1. ## Poission estimators problem

Hi all, I need to determine the variance of the estimator for Poission mean parameter $\lambda$

Let $\theta = { 1 \over n} {\sum_{i=1}^{n} } X_i$

From our knowledge of Poission rv,
$E[X_i] = \lambda$

$E[{\sum_{i=1}^{n} }X_i] = n{\lambda}$

similarly,
$E[{X_i}^2] = \lambda + \lambda^2$

$E[ {\sum_{i=1}^{n}} {X_i}^2 ] = n{\lambda} + n{\lambda^2}$

To find the variance, we make use of the above results:

$V[ \theta] = {1 \over n^2} V[{\sum_{i=1}^{n}} {X_i}] = {1 \over n^2} (E[ {\sum_{i=1}^{n}} {X_i}^2] - E[{\sum_{i=1}^{n} }X_i]^2)$
$= { 1 \over n}{\lambda} + {1 \over n}{\lambda^2} - {\lambda^2}$

but its supposed to equal ${1 \over n} \lambda$ which makes it an unbiased estimator.
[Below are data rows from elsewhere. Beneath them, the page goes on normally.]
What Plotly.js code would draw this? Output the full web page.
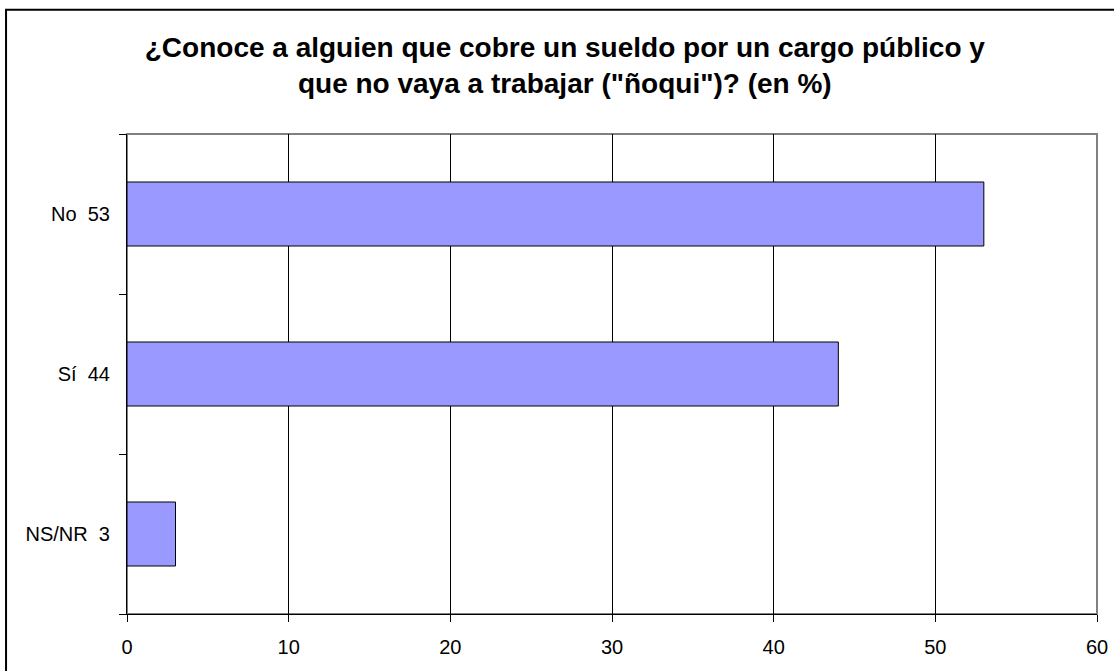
<!DOCTYPE html>
<html>
<head>
<meta charset="utf-8">
<script src="https://cdn.plot.ly/plotly-3.0.1.min.js"></script>
<style>
  html, body { margin: 0; padding: 0; background: #ffffff; }
  #chart { width: 1114px; height: 671px; }
</style>
</head>
<body>
<div id="chart"></div>
<script>
const categories = ["NS/NR", "Sí", "No"];
const values = [3, 44, 53];
const tickLabels = ["NS/NR  3", "Sí  44", "No  53"];
const xTicks = [0, 10, 20, 30, 40, 50, 60];
const titleText = "¿Conoce a alguien que cobre un sueldo por un cargo público y<br>que no vaya a trabajar (\"ñoqui\")? (en %)";

const trace = {
  type: "bar",
  orientation: "h",
  y: categories,
  x: values,
  marker: { color: "#9999ff", line: { color: "#000000", width: 1 } },
  hoverinfo: "x+y"
};

const layout = {
  width: 1114,
  height: 671,
  margin: { l: 127, r: 17, t: 134, b: 57 },
  paper_bgcolor: "#ffffff",
  plot_bgcolor: "#ffffff",
  font: { family: "Liberation Sans, Arial, sans-serif", size: 20, color: "#000000" },
  showlegend: false,
  bargap: 0.6,
  title: {
    text: titleText,
    font: { family: "Liberation Sans, Arial, sans-serif", size: 28, color: "#000000", weight: "bold" },
    x: 0.507, xref: "container", xanchor: "center",
    y: 0.915, yref: "container", yanchor: "top"
  },
  xaxis: {
    range: [0, 60],
    tickvals: xTicks,
    ticktext: xTicks.map(String),
    showgrid: true,
    gridcolor: "#000000",
    gridwidth: 1,
    zeroline: false,
    showline: true,
    linecolor: "#000000",
    linewidth: 1,
    ticks: "outside",
    ticklen: 7,
    tickcolor: "#000000",
    ticklabelstandoff: 8,
    tickfont: { size: 20 },
    fixedrange: true
  },
  yaxis: {
    type: "category",
    categoryorder: "array",
    categoryarray: categories,
    tickvals: categories,
    ticktext: tickLabels,
    tickson: "boundaries",
    ticks: "outside",
    ticklen: 7,
    tickcolor: "#000000",
    showgrid: false,
    zeroline: false,
    showline: true,
    linecolor: "#000000",
    linewidth: 1,
    ticklabelstandoff: 12,
    tickfont: { size: 20 },
    fixedrange: true
  },
  shapes: [
    {
      type: "rect", xref: "paper", yref: "paper",
      x0: 0, x1: 1, y0: 0, y1: 1,
      line: { color: "#808080", width: 2 }, layer: "below"
    },
    {
      type: "rect", xref: "paper", yref: "paper",
      x0: -0.1247, x1: 1.2, y0: -0.5, y1: 1.259,
      line: { color: "#000000", width: 2 }, layer: "above"
    }
  ]
};

Plotly.newPlot("chart", [trace], layout, { displayModeBar: false, staticPlot: false });
</script>
</body>
</html>
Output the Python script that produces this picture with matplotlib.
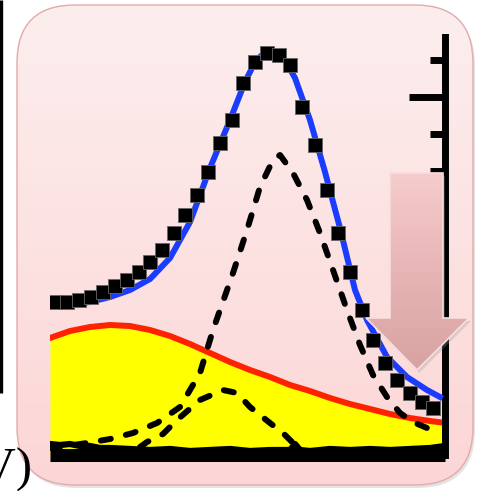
import numpy as np
import matplotlib
matplotlib.use('Agg')
import matplotlib.pyplot as plt
from matplotlib.patches import FancyBboxPatch, Polygon
from matplotlib.colors import LinearSegmentedColormap

# ---------------------------------------------------------------------------
# Data (energy in eV, intensity in arb. units)
# ---------------------------------------------------------------------------
meas_x = [0.05, 0.17, 0.29, 0.41, 0.53, 0.65, 0.77, 0.89, 1.00, 1.12, 1.24,
          1.35, 1.47, 1.58, 1.70, 1.82, 1.93, 2.05, 2.17, 2.29, 2.40, 2.52,
          2.65, 2.77, 2.88, 3.00, 3.12, 3.23, 3.35, 3.47, 3.60, 3.72, 3.83]
meas_y = [1.56, 1.56, 1.58, 1.61, 1.66, 1.72, 1.78, 1.86, 1.96, 2.08, 2.25,
          2.43, 2.63, 2.86, 3.15, 3.38, 3.75, 3.96, 4.05, 4.03, 3.93, 3.51,
          3.13, 2.68, 2.25, 1.86, 1.48, 1.18, 0.95, 0.78, 0.65, 0.56, 0.50]

fit_x = [0.0, 0.2, 0.4, 0.6, 0.8, 1.0, 1.2, 1.4, 1.6, 1.8, 1.95, 2.05, 2.15,
         2.25, 2.35, 2.45, 2.6, 2.75, 2.9, 3.05, 3.17, 3.37, 3.57, 3.77, 3.9]
fit_y = [1.53, 1.53, 1.56, 1.61, 1.68, 1.79, 2.00, 2.36, 2.90, 3.38, 3.76,
         3.96, 4.06, 4.06, 3.98, 3.80, 3.38, 2.86, 2.30, 1.68, 1.38, 1.01,
         0.81, 0.68, 0.61]

# broad background component (yellow area, red outline)
bkg_x = [0.0, 0.2, 0.4, 0.6, 0.8, 1.0, 1.2, 1.4, 1.6, 1.8, 2.0, 2.2, 2.4,
         2.6, 2.8, 3.0, 3.2, 3.4, 3.6, 3.8, 3.96]
bkg_y = [1.20, 1.27, 1.31, 1.33, 1.32, 1.28, 1.22, 1.14, 1.05, 0.96, 0.88,
         0.81, 0.73, 0.67, 0.60, 0.54, 0.49, 0.44, 0.40, 0.37, 0.35]

# main peak component
peak1_x = [0.0, 0.10, 0.37, 0.60, 0.83, 1.07, 1.30, 1.50, 1.63, 1.83, 1.97,
           2.10, 2.23, 2.30, 2.43, 2.57, 2.70, 2.83, 2.97, 3.10, 3.23, 3.37,
           3.50, 3.63, 3.77, 3.90]
peak1_y = [0.10, 0.11, 0.15, 0.19, 0.25, 0.35, 0.51, 0.85, 1.28, 1.85, 2.28,
           2.71, 2.98, 3.03, 2.85, 2.58, 2.25, 1.88, 1.48, 1.13, 0.83, 0.61,
           0.45, 0.36, 0.30, 0.25]

# small peak component
peak2_x = [0.90, 0.97, 1.13, 1.27, 1.50, 1.73, 1.87, 2.00, 2.20, 2.33, 2.43]
peak2_y = [0.11, 0.16, 0.24, 0.38, 0.58, 0.68, 0.65, 0.51, 0.35, 0.25, 0.15]

# noisy baseline
base_x = [0.0, 0.1, 0.2, 0.3, 0.4, 0.5, 0.6, 0.8, 1.0, 1.2, 1.4, 1.6, 1.8,
          2.0, 2.2, 2.4, 2.45, 2.5, 2.6, 2.8, 3.0, 3.2, 3.4, 3.6, 3.8, 3.95]
base_y = [0.14, 0.13, 0.14, 0.12, 0.12, 0.10, 0.10, 0.09, 0.08, 0.09, 0.07,
          0.08, 0.09, 0.07, 0.08, 0.08, 0.14, 0.08, 0.07, 0.09, 0.08, 0.09,
          0.08, 0.09, 0.10, 0.12]

major_ticks = [3.61, 1.75]
minor_ticks = [3.98, 3.24, 2.87, 2.50, 2.12]

unit_text = '(eV)'

# ---------------------------------------------------------------------------
# Figure and slide background (pixel coordinates)
# ---------------------------------------------------------------------------
W, H = 481, 491
fig = plt.figure(figsize=(W / 100, H / 100), dpi=100)
fig.patch.set_facecolor('white')

bg = fig.add_axes([0, 0, 1, 1])
bg.set_xlim(0, W)
bg.set_ylim(H, 0)
bg.axis('off')

# black bar at far left
bg.plot([1.5, 1.5], [0, 393], color='black', lw=2.4, solid_capstyle='butt')

# shadow + rounded pink box with vertical gradient
shadow = FancyBboxPatch((19, 8), 456, 480, boxstyle='round,pad=0,rounding_size=58',
                        facecolor='#b0b0b0', edgecolor='none', alpha=0.35)
bg.add_patch(shadow)
box = FancyBboxPatch((17, 5), 456, 480, boxstyle='round,pad=0,rounding_size=58',
                     facecolor='none', edgecolor='#e3aaaa', lw=1.0, zorder=3)
bg.add_patch(box)
box_cmap = LinearSegmentedColormap.from_list('box', ['#fdeeee', '#fcd6d6'])
grad = np.linspace(0, 1, 256).reshape(-1, 1)
im = bg.imshow(grad, cmap=box_cmap, extent=(17, 473, 485, 5), aspect='auto',
               zorder=2)
im.set_clip_path(box)

# ---------------------------------------------------------------------------
# Spectrum axes
# ---------------------------------------------------------------------------
x0, x1 = 50, 445.5
y_top, y_bot = 37.5, 455
ax = fig.add_axes([x0 / W, (H - y_bot) / H, (x1 - x0) / W, (y_bot - y_top) / H])
ax.set_facecolor('none')
ax.set_xlim(0, (x1 - x0) / 100)
ax.set_ylim(0.03, (458 - y_top) / 100)

ax.fill_between(bkg_x, bkg_y, 0, color='#ffff00', lw=0, zorder=1)
ax.plot(bkg_x, bkg_y, color='#ff2200', lw=4.3, zorder=2)
ax.plot(base_x, base_y, color='black', lw=4.5, zorder=3)
ax.plot(fit_x, fit_y, color='#1a3cff', lw=4.3, zorder=3)
for px, py in [(peak1_x, peak1_y), (peak2_x, peak2_y)]:
    ax.plot(px, py, color='black', lw=4.3, dashes=(1.7, 2.6),
            dash_capstyle='round', zorder=4)
ax.plot(meas_x, meas_y, 's', color='black', markersize=9.8,
        markeredgecolor='#666666', markeredgewidth=0.6, zorder=5)

for side in ['left', 'top']:
    ax.spines[side].set_visible(False)
ax.spines['right'].set_linewidth(5)
ax.spines['right'].set_capstyle('projecting')
ax.spines['bottom'].set_linewidth(9.4)
ax.spines['bottom'].set_capstyle('butt')

ax.set_xticks([])
ax.yaxis.tick_right()
ax.set_yticks(major_ticks)
ax.set_yticks(minor_ticks, minor=True)
ax.tick_params(axis='y', which='major', direction='in', length=26, width=5,
               color='black', labelright=False, left=False, right=True)
ax.tick_params(axis='y', which='minor', direction='in', length=11, width=5,
               color='black', labelright=False, left=False, right=True)

# ---------------------------------------------------------------------------
# Overlay: arrow and unit text
# ---------------------------------------------------------------------------
ov = fig.add_axes([0, 0, 1, 1])
ov.set_xlim(0, W)
ov.set_ylim(H, 0)
ov.axis('off')
ov.set_facecolor('none')

arrow_pts = [(390, 173), (443, 173), (443, 318), (469, 318), (417, 370),
             (366, 318), (390, 318)]
ov.add_patch(Polygon([(x + 2, y + 3) for x, y in arrow_pts], closed=True,
                     facecolor='#999999', edgecolor='none', alpha=0.3))
arrow = Polygon(arrow_pts, closed=True, facecolor='none',
                edgecolor='#f8dede', lw=1.2, zorder=3)
ov.add_patch(arrow)
arr_cmap = LinearSegmentedColormap.from_list('arr', ['#f6cccc', '#e7b5b5', '#d7a2a2'])
aim = ov.imshow(grad, cmap=arr_cmap, extent=(366, 469, 370, 173), aspect='auto',
                zorder=2)
aim.set_clip_path(arrow)

ov.text(33, 482, unit_text, ha='right', va='baseline', fontsize=35,
        family='Liberation Serif', color='black')

fig.savefig('out.png', dpi=100)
But the above equations don't arrive at this conclusion. Where am I wrong?

2. Hi !
Originally Posted by chopet
Hi all, I need to determine the variance of the estimator for Poission mean parameter $\lambda$

Let $\theta = { 1 \over n} {\sum_{i=1}^{n} } X_i$

From our knowledge of Poission rv,
$E[X_i] = \lambda$

$E[{\sum_{i=1}^{n} }X_i] = n{\lambda}$

similarly,
$E[{X_i}^2] = \lambda + \lambda^2$

$E[ {\sum_{i=1}^{n}} {X_i}^2 ] = n{\lambda} + n{\lambda^2}$

To find the variance, we make use of the above results:

$V[ \theta] = {1 \over n^2} V[{\sum_{i=1}^{n}} {X_i}] = {1 \over n^2} (E[ {\sum_{i=1}^{n}} {X_i}^2] - E[{\sum_{i=1}^{n} }X_i]^2)$
$= { 1 \over n}{\lambda} + {1 \over n}{\lambda^2} - {\lambda^2}$

but its supposed to equal ${1 \over n} \lambda$ which makes it an unbiased estimator. But the above equations don't arrive at this conclusion. Where am I wrong?
It think I've figured out your mistake.

Imagine that $Y=\sum_{i=1}^n X_i$

So $V[\theta]=V \left[\frac 1n Y\right]=\frac 1{n^2} V [Y]=\frac 1{n^2} \left(E[Y^2]-(E[Y])^2\right)$

$\left(E[Y^2]-(E[Y])^2\right)=\left(E \left[{\color{red}\left(\sum_{i=1}^n X_i\right)^2}\right]-\left(E \left[\sum_{i=1}^n X_i\right]\right)^2 \right)$

Do you see how the red part makes all the difference... ?

3. Originally Posted by chopet
Hi all, I need to determine the variance of the estimator for Poission mean parameter $\lambda$

Let $\theta = { 1 \over n} {\sum_{i=1}^{n} } X_i$

From our knowledge of Poission rv,
$E[X_i] = \lambda$

$E[{\sum_{i=1}^{n} }X_i] = n{\lambda}$

similarly,
$E[{X_i}^2] = \lambda + \lambda^2$

$E[ {\sum_{i=1}^{n}} {X_i}^2 ] = n{\lambda} + n{\lambda^2}$

To find the variance, we make use of the above results:

$V[ \theta] = {1 \over n^2} V[{\sum_{i=1}^{n}} {X_i}] = {1 \over n^2} (E[ {\sum_{i=1}^{n}} {X_i}^2] - E[{\sum_{i=1}^{n} }X_i]^2)$
$= { 1 \over n}{\lambda} + {1 \over n}{\lambda^2} - {\lambda^2}$

but its supposed to equal ${1 \over n} \lambda$ which makes it an unbiased estimator. But the above equations don't arrive at this conclusion. Where am I wrong?
Why make such heavy weather of things ......

If $\theta = { 1 \over n} {\sum_{i=1}^{n} } X_i$ and the $X_i$ are i.i.d. random variables with $Var(X_i) = \sigma^2$ then it's simple to prove that $Var(\theta) = \frac{1}{n^2} \left( n \sigma^2 \right) = \frac{\sigma^2}{n}$.

If $X_i$ is a Poisson random variable then you know that $Var(X_i) = \lambda$.

Therefore $Var(\theta) = \frac{\lambda}{n}$.